— START Supplied material —

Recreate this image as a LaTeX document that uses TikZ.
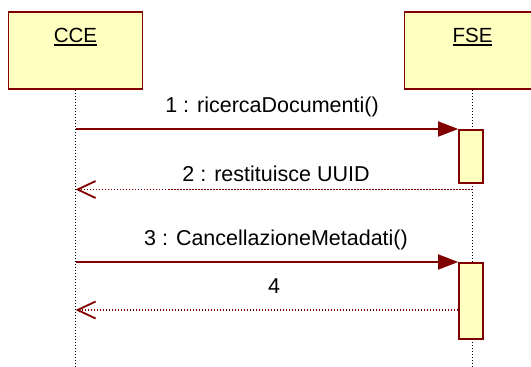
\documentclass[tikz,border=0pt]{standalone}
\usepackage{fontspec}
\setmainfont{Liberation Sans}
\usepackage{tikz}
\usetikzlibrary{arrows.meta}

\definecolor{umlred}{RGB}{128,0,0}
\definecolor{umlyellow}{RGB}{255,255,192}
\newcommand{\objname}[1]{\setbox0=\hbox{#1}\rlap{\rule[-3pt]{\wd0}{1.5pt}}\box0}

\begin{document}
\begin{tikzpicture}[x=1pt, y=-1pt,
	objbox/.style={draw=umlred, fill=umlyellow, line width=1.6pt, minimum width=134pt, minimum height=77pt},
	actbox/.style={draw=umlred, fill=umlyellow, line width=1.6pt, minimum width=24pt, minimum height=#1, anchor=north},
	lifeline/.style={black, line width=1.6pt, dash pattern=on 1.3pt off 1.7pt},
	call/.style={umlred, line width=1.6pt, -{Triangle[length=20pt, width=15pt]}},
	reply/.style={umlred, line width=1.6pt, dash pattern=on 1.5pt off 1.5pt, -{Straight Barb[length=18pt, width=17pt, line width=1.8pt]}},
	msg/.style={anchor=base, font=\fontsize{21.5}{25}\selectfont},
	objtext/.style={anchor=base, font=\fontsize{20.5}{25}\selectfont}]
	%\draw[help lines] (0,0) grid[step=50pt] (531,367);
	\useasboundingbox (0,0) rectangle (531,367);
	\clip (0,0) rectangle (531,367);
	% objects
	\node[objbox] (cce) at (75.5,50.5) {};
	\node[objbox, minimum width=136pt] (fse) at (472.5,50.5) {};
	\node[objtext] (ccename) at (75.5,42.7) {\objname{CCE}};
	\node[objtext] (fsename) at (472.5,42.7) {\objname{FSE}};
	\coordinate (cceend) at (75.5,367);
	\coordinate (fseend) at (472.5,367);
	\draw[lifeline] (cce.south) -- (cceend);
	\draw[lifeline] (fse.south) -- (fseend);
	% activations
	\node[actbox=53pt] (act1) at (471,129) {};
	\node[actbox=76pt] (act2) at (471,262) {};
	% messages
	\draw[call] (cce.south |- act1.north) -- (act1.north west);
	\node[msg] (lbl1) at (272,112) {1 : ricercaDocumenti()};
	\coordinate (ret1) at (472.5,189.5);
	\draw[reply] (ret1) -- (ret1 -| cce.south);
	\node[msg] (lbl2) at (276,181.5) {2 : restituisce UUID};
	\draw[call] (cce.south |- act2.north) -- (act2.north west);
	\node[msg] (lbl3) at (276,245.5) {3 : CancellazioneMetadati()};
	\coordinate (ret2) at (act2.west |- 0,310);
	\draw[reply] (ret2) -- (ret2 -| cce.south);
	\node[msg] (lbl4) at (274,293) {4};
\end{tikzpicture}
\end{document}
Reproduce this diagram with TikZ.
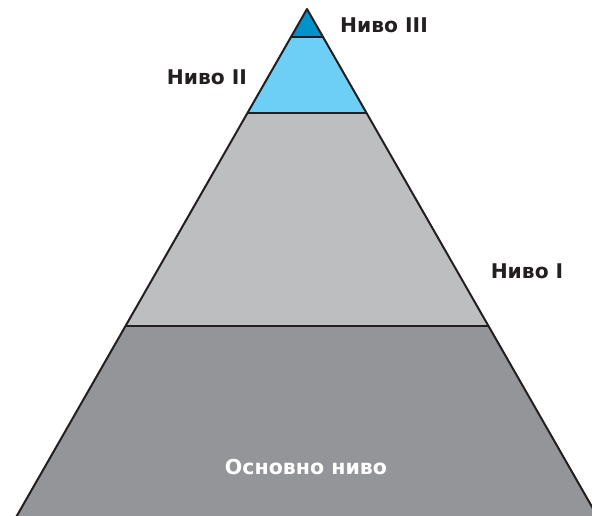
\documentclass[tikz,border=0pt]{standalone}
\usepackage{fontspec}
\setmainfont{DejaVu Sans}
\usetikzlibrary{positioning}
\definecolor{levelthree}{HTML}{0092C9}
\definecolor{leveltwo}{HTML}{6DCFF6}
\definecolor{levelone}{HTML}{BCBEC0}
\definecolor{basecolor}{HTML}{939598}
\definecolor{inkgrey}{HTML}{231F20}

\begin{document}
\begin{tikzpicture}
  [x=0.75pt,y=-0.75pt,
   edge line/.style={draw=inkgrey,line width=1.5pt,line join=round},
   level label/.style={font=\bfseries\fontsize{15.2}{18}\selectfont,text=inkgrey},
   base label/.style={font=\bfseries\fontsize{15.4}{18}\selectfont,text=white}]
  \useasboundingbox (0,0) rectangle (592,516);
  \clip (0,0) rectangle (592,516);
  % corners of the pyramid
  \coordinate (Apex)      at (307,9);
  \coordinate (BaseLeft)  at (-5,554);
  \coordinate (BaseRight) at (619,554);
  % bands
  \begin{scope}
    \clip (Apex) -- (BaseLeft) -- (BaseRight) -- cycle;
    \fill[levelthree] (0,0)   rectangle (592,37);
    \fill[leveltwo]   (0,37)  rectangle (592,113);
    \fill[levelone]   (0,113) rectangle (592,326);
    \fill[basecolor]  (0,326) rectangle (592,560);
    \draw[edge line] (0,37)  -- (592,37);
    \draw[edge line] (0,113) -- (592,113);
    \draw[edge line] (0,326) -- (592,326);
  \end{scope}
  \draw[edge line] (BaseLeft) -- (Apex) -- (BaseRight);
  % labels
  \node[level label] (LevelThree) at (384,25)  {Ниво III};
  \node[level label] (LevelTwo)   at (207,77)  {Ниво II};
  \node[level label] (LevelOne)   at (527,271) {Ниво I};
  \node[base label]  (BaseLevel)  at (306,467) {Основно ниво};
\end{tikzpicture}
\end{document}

— END Supplied material —
— START Supplied material —

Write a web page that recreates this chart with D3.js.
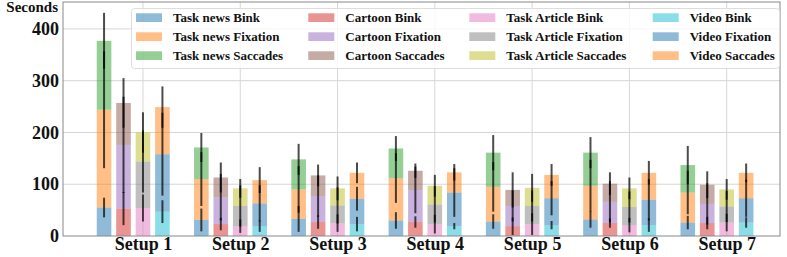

— END Supplied material —

From the listing above, return each line with the word "this".

Recreate this image as a LaTeX document that uses TikZ.
Reproduce this diagram with TikZ.
Write a web page that recreates this chart with D3.js.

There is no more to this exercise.